• _What you are asked to do_:
Every line below should be copied exactly; drop the pictures.

☆ ☆ ☆ ☆ ☆

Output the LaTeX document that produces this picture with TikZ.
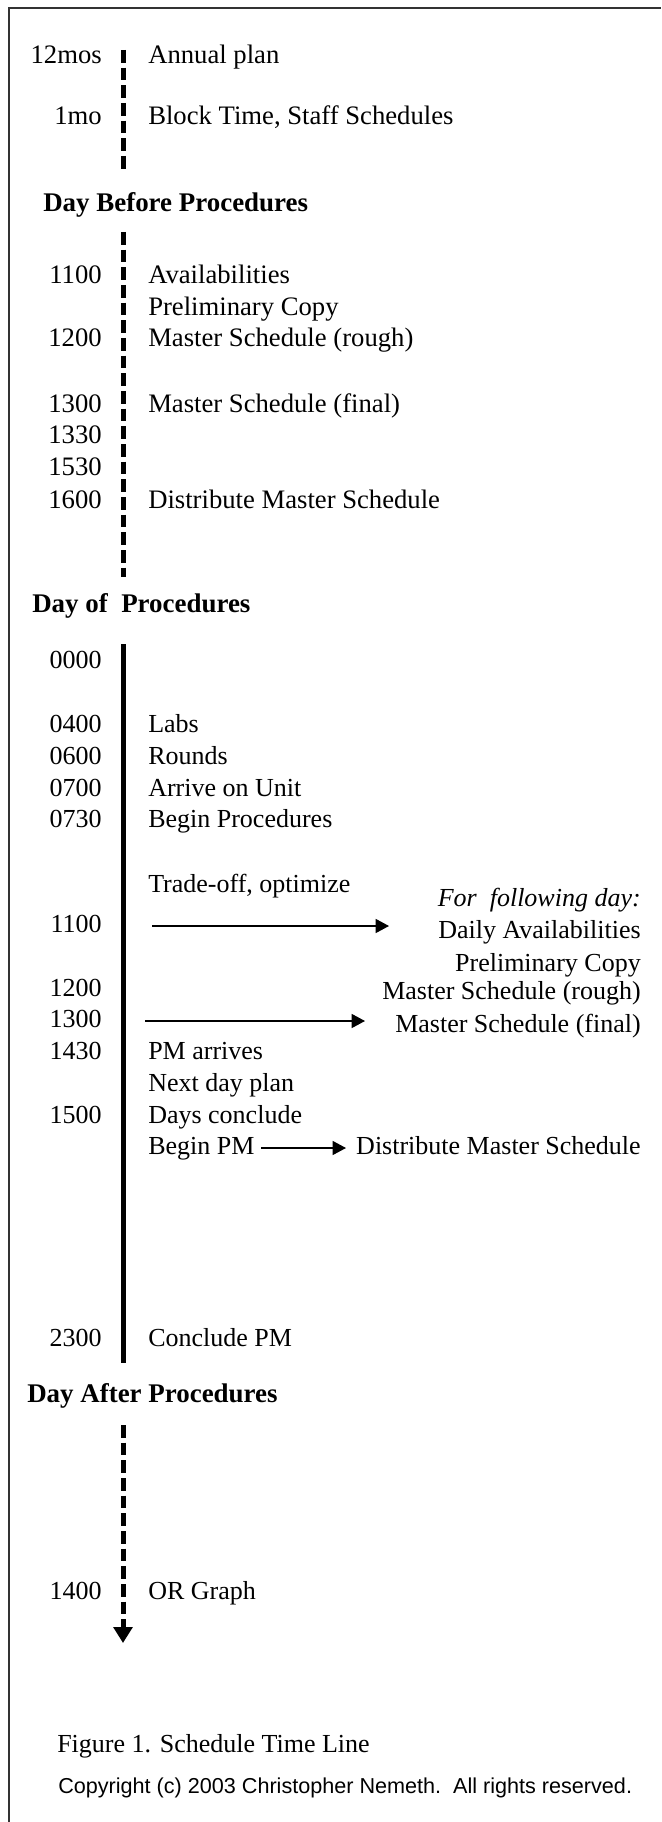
\documentclass[tikz,border=0pt]{standalone}
\usepackage{fontspec}
\setmainfont{Liberation Serif}
\setsansfont{Liberation Sans}
\usepackage{tikz}
\usetikzlibrary{arrows.meta, positioning}

\begin{document}
\begin{tikzpicture}[
      x=0.75pt, y=-0.75pt,
      every node/.style={inner sep=0pt, text height=13pt, text depth=4pt, font=\fontsize{19.5}{23}\selectfont},
      tlabel/.style={anchor=base east},
      event/.style={anchor=base west},
      later/.style={anchor=base east},
      heading/.style={anchor=base west, font=\fontsize{20.2}{24}\selectfont\bfseries},
      frame/.style={line width=1.1pt, black!80},
      dashline/.style={line width=3.75pt, dash pattern=on 9.5pt off 3.75pt},
      solidline/.style={line width=3.75pt},
      arr/.style={line width=1pt, -{Triangle[length=10pt, width=10.5pt]}}
    ]
      \useasboundingbox (0,0) rectangle (661,1822);
      \draw[frame] (9,1822) -- (9,8) -- (661,8);

      \coordinate (l1top) at (123,50);
      \coordinate (l1bot) at (123,173);
      \coordinate (l2top) at (123,232);
      \coordinate (l2bot) at (123,577);
      \coordinate (l3top) at (123,644);
      \coordinate (l3bot) at (123,1363);
      \coordinate (l4top) at (123,1425);
      \coordinate (l4bot) at (123,1643);
      \draw[dashline] (l1top) -- (l1bot);
      \draw[dashline] (l2top) -- (l2bot);
      \draw[solidline] (l3top) -- (l3bot);
      \draw[dashline, -{Triangle[length=12pt, width=14pt]}] (l4top) -- (l4bot);

      \begin{scope}[every node/.append style={font=\fontsize{20}{24}\selectfont}]
      \node[tlabel] (t12mos) at (102,64) {12mos};
      \node[event] (annual) at (148,64) {Annual plan};
      \node[tlabel] (t1mo) at (102,125) {1mo};
      \node[event] (block) at (148,125) {Block Time, Staff Schedules};

      \node[tlabel] (b1100) at (102,284) {1100};
      \node[event] (avail) at (148,284) {Availabilities};
      \node[event] (prelim) at (148,316) {Preliminary Copy};
      \node[tlabel] (b1200) at (102,347) {1200};
      \node[event] (rough) at (148,347) {Master Schedule (rough)};
      \node[tlabel] (b1300) at (102,412) {1300};
      \node[event] (final) at (148,412) {Master Schedule (final)};
      \node[tlabel] (b1330) at (102,443) {1330};
      \node[tlabel] (b1530) at (102,475) {1530};
      \node[tlabel] (b1600) at (102,508) {1600};
      \node[event] (distrib) at (148,508) {Distribute Master Schedule};
      \end{scope}
      \node[heading] (dayBefore) at (43,212) {Day Before Procedures};

      \node[heading] (dayOf) at (32,612) {Day of\ \ Procedures};
      \node[tlabel] (d0000) at (102,668) {0000};
      \node[tlabel] (d0400) at (102,732) {0400};
      \node[event] (labs) at (148,732) {Labs};
      \node[tlabel] (d0600) at (102,764) {0600};
      \node[event] (rounds) at (148,764) {Rounds};
      \node[tlabel] (d0700) at (102,796) {0700};
      \node[event] (arrive) at (148,796) {Arrive on Unit};
      \node[tlabel] (d0730) at (102,827) {0730};
      \node[event] (beginProc) at (148,827) {Begin Procedures};
      \node[event] (tradeoff) at (148,892) {Trade-off, optimize};
      \node[later] (follow) at (641,906) {\itshape For\ \ following day:};
      \node[tlabel] (d1100) at (102,932) {1100};
      \node[later] (daily) at (641,938) {Daily Availabilities};
      \node[later] (prelimNext) at (641,971) {Preliminary Copy};
      \node[tlabel] (d1200) at (102,996) {1200};
      \node[later] (roughNext) at (641,999) {Master Schedule (rough)};
      \node[tlabel] (d1300) at (102,1027) {1300};
      \node[later] (finalNext) at (641,1032) {Master Schedule (final)};
      \node[tlabel] (d1430) at (102,1059) {1430};
      \node[event] (pmArrive) at (148,1059) {PM arrives};
      \node[event] (nextDay) at (148,1091) {Next day plan};
      \node[tlabel] (d1500) at (102,1123) {1500};
      \node[event] (conclude) at (148,1123) {Days conclude};
      \node[event] (beginPM) at (148,1154) {Begin PM};
      \node[later] (distNext) at (641,1154) {Distribute Master Schedule};
      \node[tlabel] (d2300) at (102,1346) {2300};
      \node[event] (concludePM) at (148,1346) {Conclude PM};

      \coordinate (a1s) at (152,926);
      \coordinate (a1e) at (389,926);
      \coordinate (a2s) at (145,1021);
      \coordinate (a2e) at (365,1021);
      \draw[arr] (a1s) -- (a1e);
      \draw[arr] (a2s) -- (a2e);
      \draw[arr, shorten <=5pt, shorten >=7.5pt] (beginPM.east) -- (distNext.west);

      \node[heading] (dayAfter) at (27,1402) {Day After Procedures};
      \node[tlabel] (a1400) at (102,1599) {1400};
      \node[event] (orGraph) at (148,1599) {OR Graph};

      \node[event] (caption) at (57,1752) {Figure 1. Schedule Time Line};
      \node[event, font=\sffamily\fontsize{16.2}{19}\selectfont] (copyright) at (58,1793) {Copyright (c) 2003 Christopher Nemeth.\ \ All rights reserved.};
    \end{tikzpicture}
\end{document}
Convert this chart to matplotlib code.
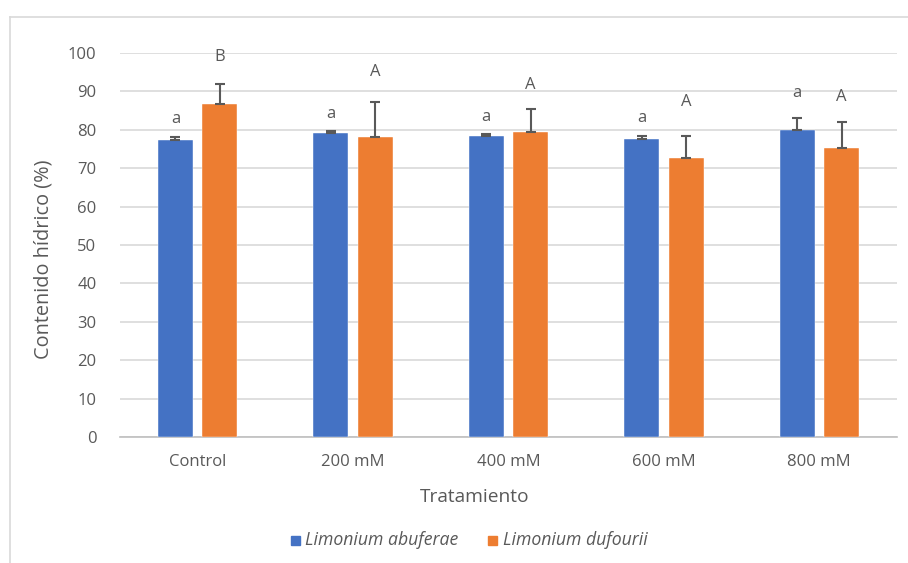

☆ ☆ ☆ ☆ ☆

• _Complete answer_:
Output the LaTeX document that produces this picture with TikZ.
\documentclass[tikz,border=0pt]{standalone}
\usepackage{fontspec}
\setmainfont{Liberation Serif}
\setsansfont{Liberation Sans}
\usepackage{tikz}
\usetikzlibrary{arrows.meta, positioning}

\begin{document}
\begin{tikzpicture}[
      x=0.75pt, y=-0.75pt,
      every node/.style={inner sep=0pt, text height=13pt, text depth=4pt, font=\fontsize{19.5}{23}\selectfont},
      tlabel/.style={anchor=base east},
      event/.style={anchor=base west},
      later/.style={anchor=base east},
      heading/.style={anchor=base west, font=\fontsize{20.2}{24}\selectfont\bfseries},
      frame/.style={line width=1.1pt, black!80},
      dashline/.style={line width=3.75pt, dash pattern=on 9.5pt off 3.75pt},
      solidline/.style={line width=3.75pt},
      arr/.style={line width=1pt, -{Triangle[length=10pt, width=10.5pt]}}
    ]
      \useasboundingbox (0,0) rectangle (661,1822);
      \draw[frame] (9,1822) -- (9,8) -- (661,8);

      \coordinate (l1top) at (123,50);
      \coordinate (l1bot) at (123,173);
      \coordinate (l2top) at (123,232);
      \coordinate (l2bot) at (123,577);
      \coordinate (l3top) at (123,644);
      \coordinate (l3bot) at (123,1363);
      \coordinate (l4top) at (123,1425);
      \coordinate (l4bot) at (123,1643);
      \draw[dashline] (l1top) -- (l1bot);
      \draw[dashline] (l2top) -- (l2bot);
      \draw[solidline] (l3top) -- (l3bot);
      \draw[dashline, -{Triangle[length=12pt, width=14pt]}] (l4top) -- (l4bot);

      \begin{scope}[every node/.append style={font=\fontsize{20}{24}\selectfont}]
      \node[tlabel] (t12mos) at (102,64) {12mos};
      \node[event] (annual) at (148,64) {Annual plan};
      \node[tlabel] (t1mo) at (102,125) {1mo};
      \node[event] (block) at (148,125) {Block Time, Staff Schedules};

      \node[tlabel] (b1100) at (102,284) {1100};
      \node[event] (avail) at (148,284) {Availabilities};
      \node[event] (prelim) at (148,316) {Preliminary Copy};
      \node[tlabel] (b1200) at (102,347) {1200};
      \node[event] (rough) at (148,347) {Master Schedule (rough)};
      \node[tlabel] (b1300) at (102,412) {1300};
      \node[event] (final) at (148,412) {Master Schedule (final)};
      \node[tlabel] (b1330) at (102,443) {1330};
      \node[tlabel] (b1530) at (102,475) {1530};
      \node[tlabel] (b1600) at (102,508) {1600};
      \node[event] (distrib) at (148,508) {Distribute Master Schedule};
      \end{scope}
      \node[heading] (dayBefore) at (43,212) {Day Before Procedures};

      \node[heading] (dayOf) at (32,612) {Day of\ \ Procedures};
      \node[tlabel] (d0000) at (102,668) {0000};
      \node[tlabel] (d0400) at (102,732) {0400};
      \node[event] (labs) at (148,732) {Labs};
      \node[tlabel] (d0600) at (102,764) {0600};
      \node[event] (rounds) at (148,764) {Rounds};
      \node[tlabel] (d0700) at (102,796) {0700};
      \node[event] (arrive) at (148,796) {Arrive on Unit};
      \node[tlabel] (d0730) at (102,827) {0730};
      \node[event] (beginProc) at (148,827) {Begin Procedures};
      \node[event] (tradeoff) at (148,892) {Trade-off, optimize};
      \node[later] (follow) at (641,906) {\itshape For\ \ following day:};
      \node[tlabel] (d1100) at (102,932) {1100};
      \node[later] (daily) at (641,938) {Daily Availabilities};
      \node[later] (prelimNext) at (641,971) {Preliminary Copy};
      \node[tlabel] (d1200) at (102,996) {1200};
      \node[later] (roughNext) at (641,999) {Master Schedule (rough)};
      \node[tlabel] (d1300) at (102,1027) {1300};
      \node[later] (finalNext) at (641,1032) {Master Schedule (final)};
      \node[tlabel] (d1430) at (102,1059) {1430};
      \node[event] (pmArrive) at (148,1059) {PM arrives};
      \node[event] (nextDay) at (148,1091) {Next day plan};
      \node[tlabel] (d1500) at (102,1123) {1500};
      \node[event] (conclude) at (148,1123) {Days conclude};
      \node[event] (beginPM) at (148,1154) {Begin PM};
      \node[later] (distNext) at (641,1154) {Distribute Master Schedule};
      \node[tlabel] (d2300) at (102,1346) {2300};
      \node[event] (concludePM) at (148,1346) {Conclude PM};

      \coordinate (a1s) at (152,926);
      \coordinate (a1e) at (389,926);
      \coordinate (a2s) at (145,1021);
      \coordinate (a2e) at (365,1021);
      \draw[arr] (a1s) -- (a1e);
      \draw[arr] (a2s) -- (a2e);
      \draw[arr, shorten <=5pt, shorten >=7.5pt] (beginPM.east) -- (distNext.west);

      \node[heading] (dayAfter) at (27,1402) {Day After Procedures};
      \node[tlabel] (a1400) at (102,1599) {1400};
      \node[event] (orGraph) at (148,1599) {OR Graph};

      \node[event] (caption) at (57,1752) {Figure 1. Schedule Time Line};
      \node[event, font=\sffamily\fontsize{16.2}{19}\selectfont] (copyright) at (58,1793) {Copyright (c) 2003 Christopher Nemeth.\ \ All rights reserved.};
    \end{tikzpicture}
\end{document}
Convert this chart to matplotlib code.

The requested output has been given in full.